# GIVEN INSTRUCTION:
Your task is to copy the listing exactly, with the pictures left out.
>> Start
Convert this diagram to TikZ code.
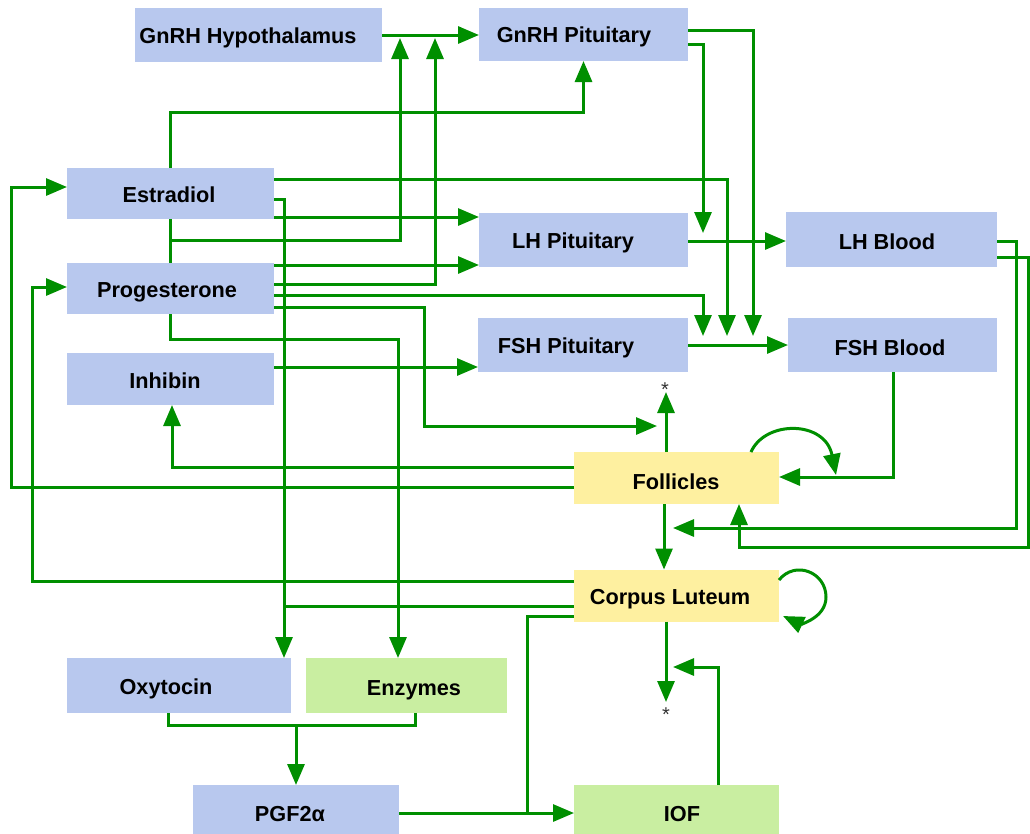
\documentclass[tikz,border=0pt]{standalone}
\usepackage{fontspec}
\setmainfont{Liberation Sans}
\usetikzlibrary{arrows.meta}
\definecolor{blu}{HTML}{B8C8EE}
\definecolor{yel}{HTML}{FEF0A0}
\definecolor{grn}{HTML}{C9EEA1}
\definecolor{lg}{HTML}{008F00}
\begin{document}
\begin{tikzpicture}[x=1pt,y=-1pt,
  box/.style={inner sep=0pt,outer sep=0pt},
  lbl/.style={font=\fontsize{21.7}{25}\selectfont\bfseries,anchor=base,inner sep=0pt},
  star/.style={font=\fontsize{20}{24}\selectfont,anchor=base,inner sep=0pt,text=black!80},
  wire/.style={draw=lg,line width=3pt},
  arr/.style={wire,-{Triangle[length=21pt,width=17pt]}}]
\clip (0,0) rectangle (1030,833);
\fill[white] (0,0) rectangle (1030,833);
% boxes
\node[box,fill=blu,minimum width=247pt,minimum height=54pt] (gh) at (258.5,35) {};
\node[box,fill=blu,minimum width=209pt,minimum height=53pt] (gp) at (583.5,34.5) {};
\node[box,fill=blu,minimum width=207pt,minimum height=51pt] (est) at (170.5,193.5) {};
\node[box,fill=blu,minimum width=207pt,minimum height=51pt] (pro) at (170.5,288.5) {};
\node[box,fill=blu,minimum width=207pt,minimum height=52pt] (inh) at (170.5,379) {};
\node[box,fill=blu,minimum width=209pt,minimum height=54pt] (lhp) at (583.5,240) {};
\node[box,fill=blu,minimum width=210pt,minimum height=54pt] (fshp) at (583,345) {};
\node[box,fill=blu,minimum width=211pt,minimum height=55pt] (lhb) at (891.5,239.5) {};
\node[box,fill=blu,minimum width=209pt,minimum height=54pt] (fshb) at (892.5,345) {};
\node[box,fill=yel,minimum width=205pt,minimum height=52pt] (fol) at (676.5,478) {};
\node[box,fill=yel,minimum width=205pt,minimum height=52pt] (cl) at (676.5,595.5) {};
\node[box,fill=blu,minimum width=224pt,minimum height=55pt] (oxy) at (179,685.5) {};
\node[box,fill=grn,minimum width=201pt,minimum height=55pt] (enz) at (406.5,685.5) {};
\node[box,fill=blu,minimum width=206pt,minimum height=56pt] (pgf) at (296,813) {};
\node[box,fill=grn,minimum width=205pt,minimum height=56pt] (iof) at (676.5,813) {};
% labels
\node[lbl] at (248,43) {GnRH Hypothalamus};
\node[lbl] at (574,42) {GnRH Pituitary};
\node[lbl] at (169,202) {Estradiol};
\node[lbl] at (167,297) {Progesterone};
\node[lbl] at (165,388) {Inhibin};
\node[lbl] at (573,248) {LH Pituitary};
\node[lbl] at (566,353) {FSH Pituitary};
\node[lbl] at (887,249) {LH Blood};
\node[lbl] at (890,355) {FSH Blood};
\node[lbl] at (676,489) {Follicles};
\node[lbl] at (670,604) {Corpus Luteum};
\node[lbl] at (166,694) {Oxytocin};
\node[lbl] at (414,695) {Enzymes};
\node[lbl] at (290,821) {PGF2α};
\node[lbl] at (682,821) {IOF};
% free ends
\coordinate (t1) at (400,38);
\coordinate (t2) at (435,38);
\coordinate (t3) at (727,336);
\coordinate (t4) at (703,336);
\coordinate (t5) at (753,336);
\coordinate (t6) at (657,426);
\coordinate (t7) at (703,233);
\coordinate (t8) at (673,528);
\coordinate (t9) at (673,667);
\coordinate (s1) at (666,392);
\coordinate (s2) at (666,702);
\coordinate (j1) at (296,725);
% connectors
\draw[arr] (gh.east) -- (gp.west |- gh.east);
\draw[arr] (est.north) |- (gp.south |- 0,112) -- (gp.south);
\draw[wire] (est.south) -- (pro.north);
\draw[arr] (est.south |- 0,240) -| (t1);
\draw[arr] (pro.east |- 0,284) -| (t2);
\draw[arr] (est.east |- 0,179) -| (t3);
\draw[arr] (est.east |- 0,199) -| (oxy.north -| 284,0);
\draw[arr] (est.east |- 0,217) -- (lhp.west |- 0,217);
\draw[arr] (pro.east |- 0,265) -- (lhp.west |- 0,265);
\draw[arr] (pro.east |- 0,295) -| (t4);
\draw[arr] (pro.east |- 0,307) -| (424,426) -- (t6);
\draw[arr] (pro.south) |- (398,339) -- (enz.north -| 398,0);
\draw[arr] (inh.east |- 0,367) -- (fshp.west |- 0,367);
\draw[arr] (gp.east |- 0,30) -| (t5);
\draw[arr] (gp.east |- 0,44) -| (t7);
\draw[arr] (lhp.east |- 0,241) -- (lhb.west |- 0,241);
\draw[arr] (fshp.east) -- (fshb.west);
\draw[arr] (lhb.east |- 0,241) -| (1016,528) -- (t8);
\draw[arr] (lhb.east |- 0,257) -| (1028,547) -| (fol.south -| 739,0);
\draw[arr] (fshb.south -| 893,0) |- (fol.east |- 0,477);
\draw[arr] (fol.north -| 751,0) .. controls (765,420) and (825,420) .. (836,475);
\draw[arr] (fol.north -| 666,0) -- (s1);
\node[star] at (665,396) {*};
\draw[arr] (fol.west |- 0,467) -| (inh.south -| 172,0);
\draw[arr] (fol.west |- 0,487) -| (11,187) -- (est.west |- 0,187);
\draw[arr] (fol.south -| 664,0) -- (cl.north -| 664,0);
\draw[arr] (cl.west |- 0,581) -| (32,287) -- (pro.west |- 0,287);
\draw[wire] (cl.west |- 0,606) -- (283,606);
\draw[wire] (cl.west |- 0,616) -| (527,813);
\draw[arr] (cl.east |- 0,580) .. controls (795,560) and (826,572) .. (826,597) .. controls (826,618) and (800,624) .. (783,616);
\draw[arr] (cl.south -| 666,0) -- (s2);
\node[star] at (666,721) {*};
\draw[arr] (iof.north -| 718,0) |- (t9);
\draw[wire] (oxy.south -| 168,0) |- (415,725) -- (enz.south -| 415,0);
\draw[arr] (j1) -- (pgf.north);
\draw[arr] (pgf.east) -- (iof.west);
\end{tikzpicture}
\end{document}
>> End
# TASK RESULT:
Convert this diagram to TikZ code.
\documentclass[tikz,border=0pt]{standalone}
\usepackage{fontspec}
\setmainfont{Liberation Sans}
\usetikzlibrary{arrows.meta}
\definecolor{blu}{HTML}{B8C8EE}
\definecolor{yel}{HTML}{FEF0A0}
\definecolor{grn}{HTML}{C9EEA1}
\definecolor{lg}{HTML}{008F00}
\begin{document}
\begin{tikzpicture}[x=1pt,y=-1pt,
  box/.style={inner sep=0pt,outer sep=0pt},
  lbl/.style={font=\fontsize{21.7}{25}\selectfont\bfseries,anchor=base,inner sep=0pt},
  star/.style={font=\fontsize{20}{24}\selectfont,anchor=base,inner sep=0pt,text=black!80},
  wire/.style={draw=lg,line width=3pt},
  arr/.style={wire,-{Triangle[length=21pt,width=17pt]}}]
\clip (0,0) rectangle (1030,833);
\fill[white] (0,0) rectangle (1030,833);
% boxes
\node[box,fill=blu,minimum width=247pt,minimum height=54pt] (gh) at (258.5,35) {};
\node[box,fill=blu,minimum width=209pt,minimum height=53pt] (gp) at (583.5,34.5) {};
\node[box,fill=blu,minimum width=207pt,minimum height=51pt] (est) at (170.5,193.5) {};
\node[box,fill=blu,minimum width=207pt,minimum height=51pt] (pro) at (170.5,288.5) {};
\node[box,fill=blu,minimum width=207pt,minimum height=52pt] (inh) at (170.5,379) {};
\node[box,fill=blu,minimum width=209pt,minimum height=54pt] (lhp) at (583.5,240) {};
\node[box,fill=blu,minimum width=210pt,minimum height=54pt] (fshp) at (583,345) {};
\node[box,fill=blu,minimum width=211pt,minimum height=55pt] (lhb) at (891.5,239.5) {};
\node[box,fill=blu,minimum width=209pt,minimum height=54pt] (fshb) at (892.5,345) {};
\node[box,fill=yel,minimum width=205pt,minimum height=52pt] (fol) at (676.5,478) {};
\node[box,fill=yel,minimum width=205pt,minimum height=52pt] (cl) at (676.5,595.5) {};
\node[box,fill=blu,minimum width=224pt,minimum height=55pt] (oxy) at (179,685.5) {};
\node[box,fill=grn,minimum width=201pt,minimum height=55pt] (enz) at (406.5,685.5) {};
\node[box,fill=blu,minimum width=206pt,minimum height=56pt] (pgf) at (296,813) {};
\node[box,fill=grn,minimum width=205pt,minimum height=56pt] (iof) at (676.5,813) {};
% labels
\node[lbl] at (248,43) {GnRH Hypothalamus};
\node[lbl] at (574,42) {GnRH Pituitary};
\node[lbl] at (169,202) {Estradiol};
\node[lbl] at (167,297) {Progesterone};
\node[lbl] at (165,388) {Inhibin};
\node[lbl] at (573,248) {LH Pituitary};
\node[lbl] at (566,353) {FSH Pituitary};
\node[lbl] at (887,249) {LH Blood};
\node[lbl] at (890,355) {FSH Blood};
\node[lbl] at (676,489) {Follicles};
\node[lbl] at (670,604) {Corpus Luteum};
\node[lbl] at (166,694) {Oxytocin};
\node[lbl] at (414,695) {Enzymes};
\node[lbl] at (290,821) {PGF2α};
\node[lbl] at (682,821) {IOF};
% free ends
\coordinate (t1) at (400,38);
\coordinate (t2) at (435,38);
\coordinate (t3) at (727,336);
\coordinate (t4) at (703,336);
\coordinate (t5) at (753,336);
\coordinate (t6) at (657,426);
\coordinate (t7) at (703,233);
\coordinate (t8) at (673,528);
\coordinate (t9) at (673,667);
\coordinate (s1) at (666,392);
\coordinate (s2) at (666,702);
\coordinate (j1) at (296,725);
% connectors
\draw[arr] (gh.east) -- (gp.west |- gh.east);
\draw[arr] (est.north) |- (gp.south |- 0,112) -- (gp.south);
\draw[wire] (est.south) -- (pro.north);
\draw[arr] (est.south |- 0,240) -| (t1);
\draw[arr] (pro.east |- 0,284) -| (t2);
\draw[arr] (est.east |- 0,179) -| (t3);
\draw[arr] (est.east |- 0,199) -| (oxy.north -| 284,0);
\draw[arr] (est.east |- 0,217) -- (lhp.west |- 0,217);
\draw[arr] (pro.east |- 0,265) -- (lhp.west |- 0,265);
\draw[arr] (pro.east |- 0,295) -| (t4);
\draw[arr] (pro.east |- 0,307) -| (424,426) -- (t6);
\draw[arr] (pro.south) |- (398,339) -- (enz.north -| 398,0);
\draw[arr] (inh.east |- 0,367) -- (fshp.west |- 0,367);
\draw[arr] (gp.east |- 0,30) -| (t5);
\draw[arr] (gp.east |- 0,44) -| (t7);
\draw[arr] (lhp.east |- 0,241) -- (lhb.west |- 0,241);
\draw[arr] (fshp.east) -- (fshb.west);
\draw[arr] (lhb.east |- 0,241) -| (1016,528) -- (t8);
\draw[arr] (lhb.east |- 0,257) -| (1028,547) -| (fol.south -| 739,0);
\draw[arr] (fshb.south -| 893,0) |- (fol.east |- 0,477);
\draw[arr] (fol.north -| 751,0) .. controls (765,420) and (825,420) .. (836,475);
\draw[arr] (fol.north -| 666,0) -- (s1);
\node[star] at (665,396) {*};
\draw[arr] (fol.west |- 0,467) -| (inh.south -| 172,0);
\draw[arr] (fol.west |- 0,487) -| (11,187) -- (est.west |- 0,187);
\draw[arr] (fol.south -| 664,0) -- (cl.north -| 664,0);
\draw[arr] (cl.west |- 0,581) -| (32,287) -- (pro.west |- 0,287);
\draw[wire] (cl.west |- 0,606) -- (283,606);
\draw[wire] (cl.west |- 0,616) -| (527,813);
\draw[arr] (cl.east |- 0,580) .. controls (795,560) and (826,572) .. (826,597) .. controls (826,618) and (800,624) .. (783,616);
\draw[arr] (cl.south -| 666,0) -- (s2);
\node[star] at (666,721) {*};
\draw[arr] (iof.north -| 718,0) |- (t9);
\draw[wire] (oxy.south -| 168,0) |- (415,725) -- (enz.south -| 415,0);
\draw[arr] (j1) -- (pgf.north);
\draw[arr] (pgf.east) -- (iof.west);
\end{tikzpicture}
\end{document}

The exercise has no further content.